— START OF Material to process —

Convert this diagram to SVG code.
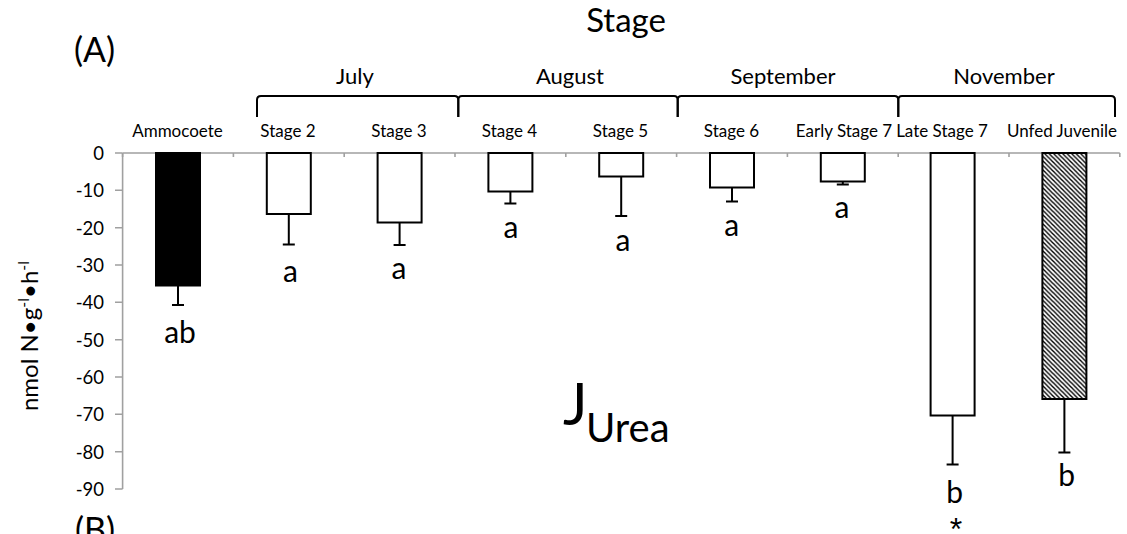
<svg xmlns="http://www.w3.org/2000/svg" width="1127" height="534" viewBox="0 0 1127 534">
<style>
text{font-family:Lato,"Liberation Sans",sans-serif;fill:#000}
.tick{font-size:18.5px;text-anchor:end}
.cat{font-size:17px;text-anchor:middle}
.mon{font-size:22px;text-anchor:middle}
.let{font-size:30px;text-anchor:middle}
.ax{stroke:#a0a0a0;stroke-width:1.6;fill:none}
.bar{stroke:#000;stroke-width:2;fill:#fff}
.err{stroke:#000;stroke-width:2;fill:none}
.br{stroke:#000;stroke-width:2;fill:none}
</style>
<defs>
<pattern id="hatch" patternUnits="userSpaceOnUse" width="4.5" height="4.5">
<rect width="4.5" height="4.5" fill="#fff"/>
<path d="M-1,-1 L5.5,5.5 M-1,3.5 L1,5.5 M3.5,-1 L5.5,1" stroke="#000" stroke-width="1.4"/>
</pattern>
</defs>
<rect width="1127" height="534" fill="#fff"/>

<text x="626" y="32" style="font-size:33px;text-anchor:middle">Stage</text>
<text x="74" y="62" style="font-size:34px">(A)</text>
<text x="75" y="542" style="font-size:34px">(B)</text>

<g id="axes">
<path class="ax" d="M122.6,153 V489 M115,153 H122.6 M115,190.3 H122.6 M115,227.7 H122.6 M115,265 H122.6 M115,302.3 H122.6 M115,339.7 H122.6 M115,377 H122.6 M115,414.3 H122.6 M115,451.7 H122.6 M115,489 H122.6"/>
<path class="ax" d="M122.6,153 H1119.8 M122.6,153 v4 M233.4,153 v4 M344.2,153 v4 M455,153 v4 M565.8,153 v4 M676.6,153 v4 M787.4,153 v4 M898.2,153 v4 M1009,153 v4 M1119.8,153 v4"/>
<text class="tick" x="104" y="160">0</text>
<text class="tick" x="104" y="197.3">-10</text>
<text class="tick" x="104" y="234.7">-20</text>
<text class="tick" x="104" y="272">-30</text>
<text class="tick" x="104" y="309.3">-40</text>
<text class="tick" x="104" y="346.7">-50</text>
<text class="tick" x="104" y="384">-60</text>
<text class="tick" x="104" y="421.3">-70</text>
<text class="tick" x="104" y="458.7">-80</text>
<text class="tick" x="104" y="496">-90</text>
<text transform="translate(38,336) rotate(-90)" style="font-size:24px;text-anchor:middle">nmol N•g<tspan dy="-9" font-size="16">-l</tspan><tspan dy="9">•h</tspan><tspan dy="-9" font-size="16">-l</tspan></text>
</g>

<g id="category-labels">
<text class="cat" x="177.5" y="137">Ammocoete</text>
<text class="cat" x="288" y="137">Stage 2</text>
<text class="cat" x="399" y="137">Stage 3</text>
<text class="cat" x="509.5" y="137">Stage 4</text>
<text class="cat" x="620.5" y="137">Stage 5</text>
<text class="cat" x="731.5" y="137">Stage 6</text>
<text class="cat" x="844" y="137">Early Stage 7</text>
<text class="cat" x="942" y="137">Late Stage 7</text>
<text class="cat" x="1062" y="137">Unfed Juvenile</text>
</g>

<g id="connectors">
<path class="br" d="M257,117 V100 Q257,96 261,96 H454.5 Q458.3,96 458.3,100 V117"/>
<path class="br" d="M458.3,117 V100 Q458.3,96 462,96 H674 Q677.7,96 677.7,100 V117"/>
<path class="br" d="M677.7,117 V100 Q677.7,96 681.5,96 H894.5 Q898.3,96 898.3,100 V117"/>
<path class="br" d="M898.3,117 V100 Q898.3,96 902,96 H1111 Q1115,96 1115,100 V117"/>
</g>
<g id="month-labels">
<text class="mon" x="355" y="83.5">July</text>
<text class="mon" x="570" y="83.5">August</text>
<text class="mon" x="783" y="83.5">September</text>
<text class="mon" x="1004" y="83.5">November</text>
</g>

<g id="bar-ammocoete">
<rect x="156" y="153" width="44" height="132.5" fill="#000" stroke="#000" stroke-width="2"/>
<path class="err" d="M178,285.5 V305 M172,305 H184"/>
<text class="let" x="180" y="343">ab</text>
</g>
<g id="bar-stage2">
<rect class="bar" x="266.8" y="153" width="44" height="61"/>
<path class="err" d="M288.8,214 V244.5 M282.8,244.5 H294.8"/>
<text class="let" x="290.5" y="281.7">a</text>
</g>
<g id="bar-stage3">
<rect class="bar" x="377.6" y="153" width="44" height="69.5"/>
<path class="err" d="M399.6,222.5 V245 M393.6,245 H405.6"/>
<text class="let" x="399" y="279.3">a</text>
</g>
<g id="bar-stage4">
<rect class="bar" x="488.4" y="153" width="44" height="38.5"/>
<path class="err" d="M510.4,191.5 V203.5 M504.4,203.5 H516.4"/>
<text class="let" x="511" y="237.7">a</text>
</g>
<g id="bar-stage5">
<rect class="bar" x="599.2" y="153" width="44" height="23.5"/>
<path class="err" d="M621.2,176.5 V216 M615.2,216 H627.2"/>
<text class="let" x="623" y="251">a</text>
</g>
<g id="bar-stage6">
<rect class="bar" x="710" y="153" width="44" height="34.5"/>
<path class="err" d="M732,187.5 V201.5 M726,201.5 H738"/>
<text class="let" x="731.7" y="236">a</text>
</g>
<g id="bar-early-stage7">
<rect class="bar" x="820.8" y="153" width="44" height="28.5"/>
<path class="err" d="M842.8,181.5 V184.5 M836.8,184.5 H848.8"/>
<text class="let" x="842" y="217.7">a</text>
</g>
<g id="bar-late-stage7">
<rect class="bar" x="930.6" y="153" width="44" height="262.5"/>
<path class="err" d="M952.6,415.5 V464.5 M946.6,464.5 H958.6"/>
<text class="let" x="954.7" y="503.3">b</text>
<text x="956" y="540" style="font-family:'Liberation Sans',sans-serif;font-size:32px;text-anchor:middle">*</text>
</g>
<g id="bar-unfed-juvenile">
<rect x="1042.4" y="153" width="44" height="246" fill="url(#hatch)" stroke="#000" stroke-width="2"/>
<path class="err" d="M1064.4,399 V452.5 M1058.4,452.5 H1070.4"/>
<text class="let" x="1066.7" y="485.7">b</text>
</g>

<g id="title">
<text x="563" y="425" style="font-size:58px">J</text>
<text x="586" y="441.7" style="font-size:40px">Urea</text>
</g>
</svg>
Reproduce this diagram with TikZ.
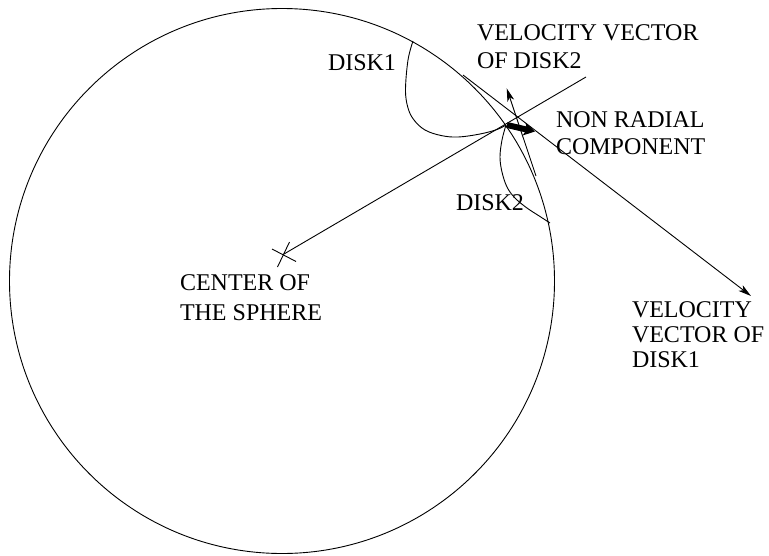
\documentclass[tikz,border=0pt]{standalone}
\usepackage{fontspec}
\setmainfont{Liberation Serif}
\usetikzlibrary{arrows.meta}
\tikzset{
  thinline/.style={line width=0.9pt, black},
  lbl/.style={anchor=north west, inner sep=0pt, outer sep=0pt, align=left},
  vtip/.style={-{Stealth[length=13pt,width=7pt,inset=3.5pt]}},
}
\begin{document}
\begin{tikzpicture}[x=1pt,y=-1pt]
\useasboundingbox (0,0) rectangle (769,555);
% key points
\coordinate (O) at (282,281);
\coordinate (C) at (284,254);
\coordinate (P) at (506,125);
\coordinate (Rend) at (586,77);
\coordinate (Tstart) at (463,75);
\coordinate (Ttip) at (751,296);
\coordinate (V2tail) at (536,176);
\coordinate (V2tip) at (506.7,88.3);
\coordinate (NRs) at (507,125);
\coordinate (NRe) at (535,131.5);
% sphere
\draw[thinline] (O) circle[radius=272.5];
% center cross
\draw[thinline] (272,249) -- (296,261.5);
\draw[thinline] (289.5,242) -- (277.5,267);
% radial line
\draw[thinline] (C) -- (Rend);
% velocity vector of disk1 (tangent)
\draw[thinline, vtip] (Tstart) -- (Ttip);
% velocity vector of disk2
\draw[thinline, vtip] (V2tail) -- (V2tip);
% non radial component
\draw[line width=6pt, -{Stealth[length=11pt,width=13pt,inset=2.5pt]}] (NRs) -- (NRe);
% disk1 curve
\draw[thinline] plot[smooth, tension=0.6] coordinates {(413,41) (408,60) (405.5,90) (408,108) (414,120) (425,130) (441,135.5) (458,137) (480,134) (497,129.5) (506,125)};
% disk2 curve
\draw[thinline] plot[smooth, tension=0.6] coordinates {(506,125) (502,140) (500,157) (502,172) (507,187) (515,198) (527,208) (540,216.5) (550,223)};
% labels
\node[lbl, font=\fontsize{24}{28}\selectfont] (tDiskA) at (328,55) {DISK1};
\node[lbl, font=\fontsize{24}{28}\selectfont] (tVelB) at (477,25) {VELOCITY VECTOR\\OF DISK2};
\node[lbl, font=\fontsize{24}{26.7}\selectfont] (tNonRad) at (556,112) {NON RADIAL\\COMPONENT};
\node[lbl, font=\fontsize{24}{28}\selectfont] (tDiskB) at (456,195) {DISK2};
\node[lbl, font=\fontsize{24}{29.5}\selectfont] (tCenter) at (180,275) {CENTER OF\\THE SPHERE};
\node[lbl, font=\fontsize{24}{25}\selectfont] (tVelA) at (632,302) {VELOCITY\\VECTOR OF\\DISK1};
\end{tikzpicture}
\end{document}
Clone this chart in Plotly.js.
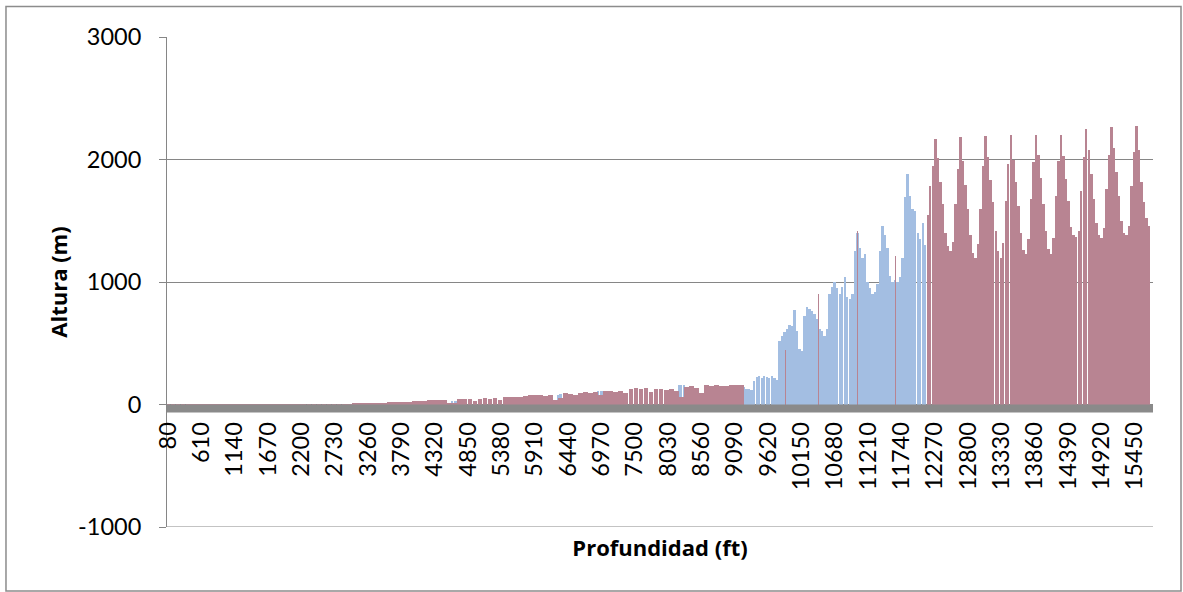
<!DOCTYPE html>
<html>
<head>
<meta charset="utf-8">
<script src="https://cdn.plot.ly/plotly-3.0.1.min.js"></script>
<style>
html,body{margin:0;padding:0;background:#fff;}
#chart{width:1183px;height:592px;}
</style>
</head>
<body>
<div id="chart"></div>
<script>
// ---------- DATA ----------
// Tick labels on the depth axis (ft)
var depthTicks = [80,610,1140,1670,2200,2730,3260,3790,4320,4850,5380,5910,6440,6970,7500,8030,8560,9090,9620,10150,10680,11210,11740,12270,12800,13330,13860,14390,14920,15450];
// Tick labels on the height axis (m)
var heightTicks = [-1000,0,1000,2000,3000];

// Red series, shallow part: depths 80..9200 every 80 ft
var redLowStart = 80, redLowStep = 80;
var redLowVals = [1,2,1,1,2,3,2,1,2,2,3,2,1,2,3,2,2,3,2,3,3,
  3,4,3,4,5,4,5,4,6,5,6,5,
  6,7,8,7,10,9,12,11,14,13,16,18,17,20,24,22,26,25,
  32,35,33,36,38,10,12,42,46,44,30,48,50,46,52,35,60,62,58,64,
  70,76,74,78,72,80,40,50,92,88,75,98,102,96,104,80,108,112,106,114,
  95,128,132,126,134,100,124,130,122,128,110,60,140,148,136,95,158,152,160,155,150,162,156,160];

// Blue series where it shows in the shallow part
var blueLowDepths = [4600,4640,4680,6280,6320,6920,6960,7000,8200,8240,8280,9240,9280,9320,9360];
var blueLowVals   = [26,30,28,78,82,108,112,110,158,162,160,140,130,125,120];

// Blue series, middle part: depths 9400..12200 every 40 ft
var blueMidStart = 9400, blueMidStep = 40;
var blueMidVals = [190,225,235,220,230,225,215,230,220,200,
  520,560,590,620,650,640,770,600,450,440,
  720,800,780,760,740,700,620,600,560,620,
  900,960,1000,950,900,960,1040,880,860,900,
  1250,1400,1280,1200,1230,1000,950,900,920,980,
  1250,1460,1380,1280,1050,1000,1020,1000,1040,1200,
  1690,1880,1700,1600,1580,1400,1350,1480,1300,1280,1400];

// Red bars that rise above the blue in the middle part
var redMidDepths = [9900,10430,11050,11640];
var redMidVals   = [445,900,1420,1210];

// Red series, deep part: depths 12160..15680 every 40 ft
var redHighStart = 12160, redHighStep = 40;
var redHighVals = [1550,1780,1950,2171,
  2010,1820,1640,1400,1290,1250,1330,1640,1920,2180,
  1990,1790,1600,1380,1240,1200,1310,1600,1950,2190,
  2020,1830,1650,1420,1250,1200,1320,1660,1960,2196,
  2000,1820,1620,1400,1260,1230,1350,1680,1980,2200,
  2040,1850,1640,1420,1270,1230,1360,1700,1990,2200,
  2030,1840,1660,1450,1380,1366,1420,1740,2020,2245,
  2080,1880,1680,1480,1380,1360,1440,1760,2040,2264,
  2090,1900,1700,1500,1400,1380,1460,1780,2060,2272,
  2080,1820,1650,1520,1460];

// ---------- BUILD ----------
function seq(start, step, n){ var a=[]; for(var i=0;i<n;i++){a.push(start+i*step);} return a; }

var blueColor = 'rgb(163,190,226)';
var redColor  = 'rgb(184,132,146)';

var traces = [
  {type:'bar', x: blueLowDepths, y: blueLowVals, width: 38, marker:{color:blueColor, line:{width:0}}, showlegend:false},
  {type:'bar', x: seq(blueMidStart, blueMidStep, blueMidVals.length), y: blueMidVals, width: 38, marker:{color:blueColor, line:{width:0}}, showlegend:false},
  {type:'bar', x: seq(redLowStart, redLowStep, redLowVals.length), y: redLowVals, width: 76, marker:{color:redColor, line:{width:0}}, showlegend:false},
  {type:'bar', x: redMidDepths, y: redMidVals, width: 16, marker:{color:redColor, line:{width:0}}, showlegend:false},
  {type:'bar', x: seq(redHighStart, redHighStep, redHighVals.length), y: redHighVals, width: 38, marker:{color:redColor, line:{width:0}}, showlegend:false}
];

var tickFam = 'Lato, "Open Sans", sans-serif';
var titleFam = '"Open Sans", Lato, sans-serif';
var gridC = '#868686';

var layout = {
  width:1183, height:592,
  margin:{l:167, r:30, t:37, b:65, pad:0},
  paper_bgcolor:'#ffffff', plot_bgcolor:'#ffffff',
  barmode:'overlay', bargap:0,
  showlegend:false,
  font:{family:tickFam, color:'#000', size:23},
  xaxis:{
    type:'linear', range:[64,15741],
    anchor:'free', position:0.25,
    showgrid:false, zeroline:false, showline:false,
    ticks:'', tickmode:'array', tickvals: depthTicks, ticktext: depthTicks.map(String),
    tickangle:-90, tickfont:{family:tickFam, size:23.5, color:'#000'},
    ticklabelstandoff: 12,
    title:{text:'Profundidad (ft)', font:{family:titleFam, size:22, color:'#000', weight:'bold'}, standoff:51}
  },
  yaxis:{
    range:[-1000,3000], tickmode:'array', tickvals: heightTicks, ticktext: heightTicks.map(String),
    showgrid:true, gridcolor:gridC, gridwidth:1,
    zeroline:false,
    showline:true, linecolor:gridC, linewidth:1,
    ticks:'outside', ticklen:7, tickcolor:gridC, tickwidth:1,
    tickfont:{family:tickFam, size:23.5, color:'#000'},
    ticklabelstandoff: 13,
    title:{text:'Altura (m)', font:{family:titleFam, size:22, color:'#000', weight:'bold'}, standoff:4}
  },
  shapes:[
    {type:'line', xref:'paper', yref:'y', x0:0, x1:1, y0:-1000, y1:-1000, line:{color:gridC, width:1}, layer:'below'},
    {type:'rect', xref:'paper', yref:'y', x0:0, x1:1, y0:0, y1:-65, fillcolor:'#8a8a8a', line:{width:0}, layer:'above'},
    {type:'rect', xref:'paper', yref:'paper', x0:-0.1633, x1:1.0284, y0:-0.1306, y1:1.0622, fillcolor:'rgba(0,0,0,0)', line:{color:'#8c8c8c', width:1.5}, layer:'above'}
  ]
};

Plotly.newPlot('chart', traces, layout, {displayModeBar:false, staticPlot:true});
</script>
</body>
</html>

— END OF Material to process —

# Given problem
Only the lines from the one containing "Clone this chart in Plotly.js." down to the one containing "var heightTicks = [-1000,0,1000,2000,3000];" should be copied, exactly and with both ends kept. Drop the pictures.

# Solution for this task
Clone this chart in Plotly.js.
<!DOCTYPE html>
<html>
<head>
<meta charset="utf-8">
<script src="https://cdn.plot.ly/plotly-3.0.1.min.js"></script>
<style>
html,body{margin:0;padding:0;background:#fff;}
#chart{width:1183px;height:592px;}
</style>
</head>
<body>
<div id="chart"></div>
<script>
// ---------- DATA ----------
// Tick labels on the depth axis (ft)
var depthTicks = [80,610,1140,1670,2200,2730,3260,3790,4320,4850,5380,5910,6440,6970,7500,8030,8560,9090,9620,10150,10680,11210,11740,12270,12800,13330,13860,14390,14920,15450];
// Tick labels on the height axis (m)
var heightTicks = [-1000,0,1000,2000,3000];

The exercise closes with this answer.